Gıdada ev dışı tüketimin önemli bir kısmının gerçekleştiği otellerdeki israfa da değinen Kopuz, “Özellikle her şey dahil sistemde açık büfe olarak sunulan yiyeceklerin önemli bir kısmı tüketilmeden israf oluyor. İnşallah sektörde israfı önlemek yolunda atılan adımlarla bu konuda da mesafe kaydedilir” değerlendirmesini yaptı.
“AMBALAJLI GIDALAR, İSRAFI ÖNLEMEKTE DE ETKİLİ”
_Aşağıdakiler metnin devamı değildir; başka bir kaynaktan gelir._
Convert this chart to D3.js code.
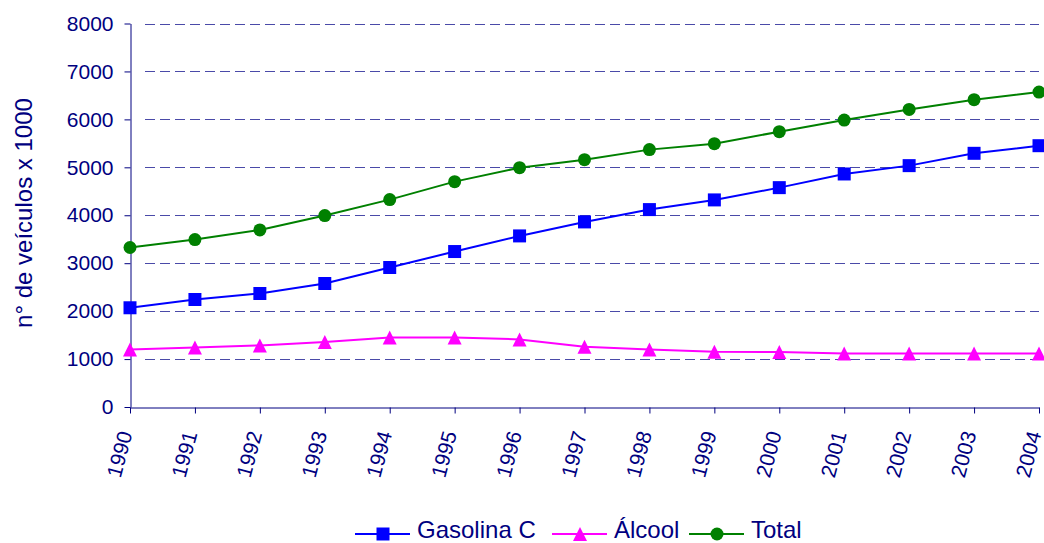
<!DOCTYPE html>
<html>
<head>
<meta charset="utf-8">
<script src="https://cdn.jsdelivr.net/npm/d3@7"></script>
<style>
html,body{margin:0;padding:0;background:#fff;}
svg{display:block;font-family:"Liberation Sans",Arial,sans-serif;}
</style>
</head>
<body>
<svg id="chart" width="1044" height="543"></svg>
<script>
const years = [1990,1991,1992,1993,1994,1995,1996,1997,1998,1999,2000,2001,2002,2003,2004];
const gasolina = [2070,2243,2368,2576,2910,3243,3569,3861,4118,4320,4576,4861,5035,5292,5451];
const alcool = [1201,1243,1285,1354,1451,1451,1410,1257,1201,1153,1146,1118,1118,1118,1118];
const total = [3327,3493,3694,3994,4326,4701,4993,5160,5369,5493,5743,5986,6208,6410,6570];
const yTicks = [0,1000,2000,3000,4000,5000,6000,7000,8000];
const seriesNames = ["Gasolina C","Álcool","Total"];
const seriesColors = ["#0000FF","#FF00FF","#008000"];
const yTitle = "n° de veículos x 1000";

const navy = "#000080";
const svg = d3.select("#chart");
const x = d3.scalePoint().domain(years).range([130, 1039]);
const y = d3.scaleLinear().domain([0, 8000]).range([407, 23.5]);

// gridlines
svg.append("g").selectAll("line").data(yTicks.filter(d => d > 0)).join("line")
  .attr("x1", 145).attr("x2", 1039)
  .attr("y1", d => Math.round(y(d)) + 0.5).attr("y2", d => Math.round(y(d)) + 0.5)
  .attr("stroke", "#4a4aa8").attr("stroke-width", 1)
  .attr("stroke-dasharray", "10,5");

// y axis
const yAxis = svg.append("g").attr("transform", "translate(130.5,0)")
  .call(d3.axisLeft(y).tickValues(yTicks).tickSize(6).tickSizeOuter(0).tickPadding(11).tickFormat(d3.format("d")));
yAxis.selectAll("line,path").attr("stroke", navy);
yAxis.selectAll("text").attr("fill", navy).style("font-size", "21px").style("font-family", "Liberation Sans, Arial, sans-serif");

// x axis
const xAxis = svg.append("g").attr("transform", "translate(0,407.5)")
  .call(d3.axisBottom(x).tickSize(6).tickSizeOuter(0).tickFormat(""));
xAxis.selectAll("line,path").attr("stroke", navy);
xAxis.selectAll(".tick").append("text")
  .attr("fill", navy)
  .attr("text-anchor", "end")
  .attr("transform", "translate(2,26) rotate(-75)")
  .style("font-size", "21px")
  .style("font-family", "Liberation Sans, Arial, sans-serif")
  .text(d => d);

// y title
svg.append("text")
  .attr("transform", "translate(32,213) rotate(-90)")
  .attr("text-anchor", "middle")
  .attr("fill", navy)
  .style("font-size", "24px")
  .text(yTitle);

// symbols
const triSym = { draw(ctx, size) { const h = Math.sqrt(size); ctx.moveTo(0, -h/2); ctx.lineTo(h/2, h/2); ctx.lineTo(-h/2, h/2); ctx.closePath(); } };
const sqSym = { draw(ctx, size) { const h = Math.sqrt(size)/2; ctx.rect(-h, -h, 2*h, 2*h); } };
const symbols = [d3.symbol().type(sqSym).size(169), d3.symbol().type(triSym).size(196), d3.symbol().type(d3.symbolCircle).size(Math.PI*6.5*6.5)];

const allSeries = [gasolina, alcool, total];
const line = d3.line().x((d, i) => x(years[i])).y(d => y(d));
allSeries.forEach((vals, si) => {
  svg.append("path").datum(vals).attr("d", line)
    .attr("fill", "none").attr("stroke", seriesColors[si]).attr("stroke-width", 2);
  svg.append("g").selectAll("path").data(vals).join("path")
    .attr("transform", (d, i) => `translate(${x(years[i])},${y(d)})`)
    .attr("d", symbols[si]()).attr("fill", seriesColors[si]);
});

// legend
const legendX = [355, 552, 689];
const lg = svg.append("g");
seriesNames.forEach((n, i) => {
  const g = lg.append("g").attr("transform", `translate(${legendX[i]},534)`);
  g.append("line").attr("x1", 0).attr("x2", 55).attr("stroke", seriesColors[i]).attr("stroke-width", 2);
  g.append("path").attr("transform", "translate(28,0)").attr("d", symbols[i]()).attr("fill", seriesColors[i]);
  g.append("text").attr("x", 62).attr("y", 4).attr("fill", navy).style("font-size", "24px").text(n);
});
</script>
</body>
</html>
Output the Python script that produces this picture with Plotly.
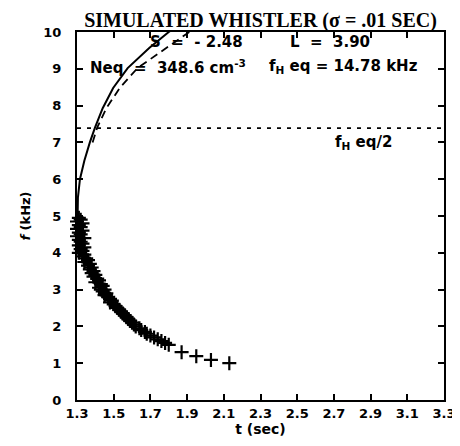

Enflasyonla mücadele kapsamında oluşturulan Gıda Komitesi’nin, gıda kayıpları ve israfın önlenmesi amacıyla kararlar aldığını hatırlatan Kopuz, şunları kaydetti:
“Yaş sebze ve meyve tedarik zincirindeki kayıpların en aza indirilmesi için nakliyede soğuk zincirin korunması ve bu amaçla işletmelerin teşvik edilmesini çok önemli buluyoruz. Ürünlerin ambalajlı olarak satışa sunulması da, kayıpların büyük oranda önüne geçilmesini sağlayacaktır.
Kamunun aldığı kararlarla özel sektörün üretim ve tedarik zincirinde israfı önlemeye yönelik atacağı adımların, tüketici ayağında da destek bulması önemlidir. Etiketindeki bilgilerle, tüketicinin ne yediğini, içtiğini; hangi tarihe kadar tüketilmesi gerektiğini öğrenmesini sağlayan ambalajlı gıdalar, ihtiyaç kadar gıda alınmasını sağlayarak israfın önlenmesine de yardımcı olmaktadır. Nihayetinde hepimiz birer tüketiciyiz. El birliğiyle sofralarımıza koyacağımız nimeti çöpe gitmekten kurtarmamız lazım. Aksi halde yeterli gıdayı bulmak bakımından, yarınımız bugünden daha iyi olmayacaktır.
Türkiye gıda sektörü olarak; ülkemizde gıda israf ve kayıplarını önlemeye yönelik olarak atılacak adımlara, yapılacak çalışmalara bugüne kadar olduğu gibi bundan sonra da katkı sunmaya devam edeceğiz.”